##### AVAILABLE DATA

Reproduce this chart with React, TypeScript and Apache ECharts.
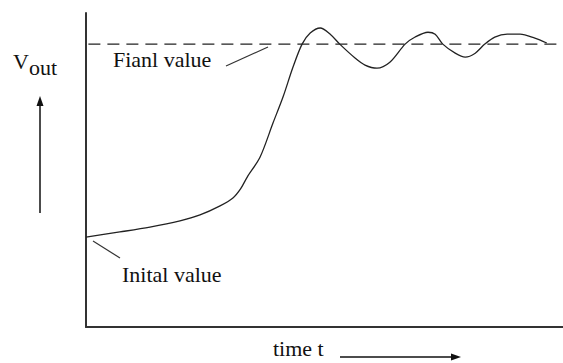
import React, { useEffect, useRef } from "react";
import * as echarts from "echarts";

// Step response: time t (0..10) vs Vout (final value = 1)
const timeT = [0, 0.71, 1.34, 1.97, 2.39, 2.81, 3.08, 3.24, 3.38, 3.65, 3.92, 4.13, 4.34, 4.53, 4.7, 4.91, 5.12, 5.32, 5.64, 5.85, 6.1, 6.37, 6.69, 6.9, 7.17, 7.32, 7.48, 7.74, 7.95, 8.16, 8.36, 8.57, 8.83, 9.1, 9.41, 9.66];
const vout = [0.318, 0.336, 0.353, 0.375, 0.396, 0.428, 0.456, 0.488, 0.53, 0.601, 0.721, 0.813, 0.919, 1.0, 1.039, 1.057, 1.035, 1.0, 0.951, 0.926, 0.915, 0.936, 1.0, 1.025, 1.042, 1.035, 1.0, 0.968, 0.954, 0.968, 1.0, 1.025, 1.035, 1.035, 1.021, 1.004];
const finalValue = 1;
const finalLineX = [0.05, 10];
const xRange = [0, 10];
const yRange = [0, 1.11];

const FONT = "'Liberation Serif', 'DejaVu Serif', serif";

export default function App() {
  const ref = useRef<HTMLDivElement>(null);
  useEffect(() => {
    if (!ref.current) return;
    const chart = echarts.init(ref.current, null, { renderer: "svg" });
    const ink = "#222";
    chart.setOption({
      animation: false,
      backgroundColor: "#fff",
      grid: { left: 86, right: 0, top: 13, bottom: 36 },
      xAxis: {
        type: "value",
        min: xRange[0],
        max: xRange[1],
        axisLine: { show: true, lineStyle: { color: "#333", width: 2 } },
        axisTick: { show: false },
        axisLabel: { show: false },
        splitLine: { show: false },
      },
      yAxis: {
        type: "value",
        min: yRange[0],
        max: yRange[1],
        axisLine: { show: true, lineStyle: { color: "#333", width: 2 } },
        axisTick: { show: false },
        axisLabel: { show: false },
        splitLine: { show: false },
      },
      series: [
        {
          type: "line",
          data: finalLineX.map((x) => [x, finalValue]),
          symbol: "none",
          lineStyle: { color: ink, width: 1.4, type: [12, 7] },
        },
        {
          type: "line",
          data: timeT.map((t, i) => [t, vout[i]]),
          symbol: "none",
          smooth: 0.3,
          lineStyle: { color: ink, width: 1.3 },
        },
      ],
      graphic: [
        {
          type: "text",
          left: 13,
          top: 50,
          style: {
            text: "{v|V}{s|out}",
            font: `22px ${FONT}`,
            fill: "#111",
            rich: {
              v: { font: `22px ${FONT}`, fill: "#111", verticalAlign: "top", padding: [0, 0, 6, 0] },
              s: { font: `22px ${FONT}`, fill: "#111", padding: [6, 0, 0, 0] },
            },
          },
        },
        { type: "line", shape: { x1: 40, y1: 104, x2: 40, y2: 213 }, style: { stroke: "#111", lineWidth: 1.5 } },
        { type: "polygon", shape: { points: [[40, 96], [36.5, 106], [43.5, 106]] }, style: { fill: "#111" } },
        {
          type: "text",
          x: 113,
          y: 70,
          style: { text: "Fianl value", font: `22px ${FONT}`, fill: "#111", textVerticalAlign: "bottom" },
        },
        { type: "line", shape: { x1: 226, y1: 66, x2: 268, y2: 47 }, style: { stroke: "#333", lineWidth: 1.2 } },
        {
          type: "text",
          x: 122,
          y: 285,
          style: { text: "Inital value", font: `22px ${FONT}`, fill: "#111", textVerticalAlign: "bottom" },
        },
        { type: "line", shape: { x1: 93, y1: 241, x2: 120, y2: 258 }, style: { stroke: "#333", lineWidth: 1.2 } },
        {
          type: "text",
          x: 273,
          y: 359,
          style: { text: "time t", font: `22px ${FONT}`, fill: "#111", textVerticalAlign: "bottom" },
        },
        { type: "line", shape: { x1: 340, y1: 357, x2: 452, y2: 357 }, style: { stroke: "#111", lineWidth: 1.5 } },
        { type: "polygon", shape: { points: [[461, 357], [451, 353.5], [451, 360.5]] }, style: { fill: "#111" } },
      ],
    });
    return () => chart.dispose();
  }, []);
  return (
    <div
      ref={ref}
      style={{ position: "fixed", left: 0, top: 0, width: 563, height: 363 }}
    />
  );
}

##########

§ TASK INSTRUCTIONS
Repeat the material verbatim. Do not carry over any picture.

§ WRITTEN SOLUTION
Reproduce this chart with React, TypeScript and Apache ECharts.
import React, { useEffect, useRef } from "react";
import * as echarts from "echarts";

// Step response: time t (0..10) vs Vout (final value = 1)
const timeT = [0, 0.71, 1.34, 1.97, 2.39, 2.81, 3.08, 3.24, 3.38, 3.65, 3.92, 4.13, 4.34, 4.53, 4.7, 4.91, 5.12, 5.32, 5.64, 5.85, 6.1, 6.37, 6.69, 6.9, 7.17, 7.32, 7.48, 7.74, 7.95, 8.16, 8.36, 8.57, 8.83, 9.1, 9.41, 9.66];
const vout = [0.318, 0.336, 0.353, 0.375, 0.396, 0.428, 0.456, 0.488, 0.53, 0.601, 0.721, 0.813, 0.919, 1.0, 1.039, 1.057, 1.035, 1.0, 0.951, 0.926, 0.915, 0.936, 1.0, 1.025, 1.042, 1.035, 1.0, 0.968, 0.954, 0.968, 1.0, 1.025, 1.035, 1.035, 1.021, 1.004];
const finalValue = 1;
const finalLineX = [0.05, 10];
const xRange = [0, 10];
const yRange = [0, 1.11];

const FONT = "'Liberation Serif', 'DejaVu Serif', serif";

export default function App() {
  const ref = useRef<HTMLDivElement>(null);
  useEffect(() => {
    if (!ref.current) return;
    const chart = echarts.init(ref.current, null, { renderer: "svg" });
    const ink = "#222";
    chart.setOption({
      animation: false,
      backgroundColor: "#fff",
      grid: { left: 86, right: 0, top: 13, bottom: 36 },
      xAxis: {
        type: "value",
        min: xRange[0],
        max: xRange[1],
        axisLine: { show: true, lineStyle: { color: "#333", width: 2 } },
        axisTick: { show: false },
        axisLabel: { show: false },
        splitLine: { show: false },
      },
      yAxis: {
        type: "value",
        min: yRange[0],
        max: yRange[1],
        axisLine: { show: true, lineStyle: { color: "#333", width: 2 } },
        axisTick: { show: false },
        axisLabel: { show: false },
        splitLine: { show: false },
      },
      series: [
        {
          type: "line",
          data: finalLineX.map((x) => [x, finalValue]),
          symbol: "none",
          lineStyle: { color: ink, width: 1.4, type: [12, 7] },
        },
        {
          type: "line",
          data: timeT.map((t, i) => [t, vout[i]]),
          symbol: "none",
          smooth: 0.3,
          lineStyle: { color: ink, width: 1.3 },
        },
      ],
      graphic: [
        {
          type: "text",
          left: 13,
          top: 50,
          style: {
            text: "{v|V}{s|out}",
            font: `22px ${FONT}`,
            fill: "#111",
            rich: {
              v: { font: `22px ${FONT}`, fill: "#111", verticalAlign: "top", padding: [0, 0, 6, 0] },
              s: { font: `22px ${FONT}`, fill: "#111", padding: [6, 0, 0, 0] },
            },
          },
        },
        { type: "line", shape: { x1: 40, y1: 104, x2: 40, y2: 213 }, style: { stroke: "#111", lineWidth: 1.5 } },
        { type: "polygon", shape: { points: [[40, 96], [36.5, 106], [43.5, 106]] }, style: { fill: "#111" } },
        {
          type: "text",
          x: 113,
          y: 70,
          style: { text: "Fianl value", font: `22px ${FONT}`, fill: "#111", textVerticalAlign: "bottom" },
        },
        { type: "line", shape: { x1: 226, y1: 66, x2: 268, y2: 47 }, style: { stroke: "#333", lineWidth: 1.2 } },
        {
          type: "text",
          x: 122,
          y: 285,
          style: { text: "Inital value", font: `22px ${FONT}`, fill: "#111", textVerticalAlign: "bottom" },
        },
        { type: "line", shape: { x1: 93, y1: 241, x2: 120, y2: 258 }, style: { stroke: "#333", lineWidth: 1.2 } },
        {
          type: "text",
          x: 273,
          y: 359,
          style: { text: "time t", font: `22px ${FONT}`, fill: "#111", textVerticalAlign: "bottom" },
        },
        { type: "line", shape: { x1: 340, y1: 357, x2: 452, y2: 357 }, style: { stroke: "#111", lineWidth: 1.5 } },
        { type: "polygon", shape: { points: [[461, 357], [451, 353.5], [451, 360.5]] }, style: { fill: "#111" } },
      ],
    });
    return () => chart.dispose();
  }, []);
  return (
    <div
      ref={ref}
      style={{ position: "fixed", left: 0, top: 0, width: 563, height: 363 }}
    />
  );
}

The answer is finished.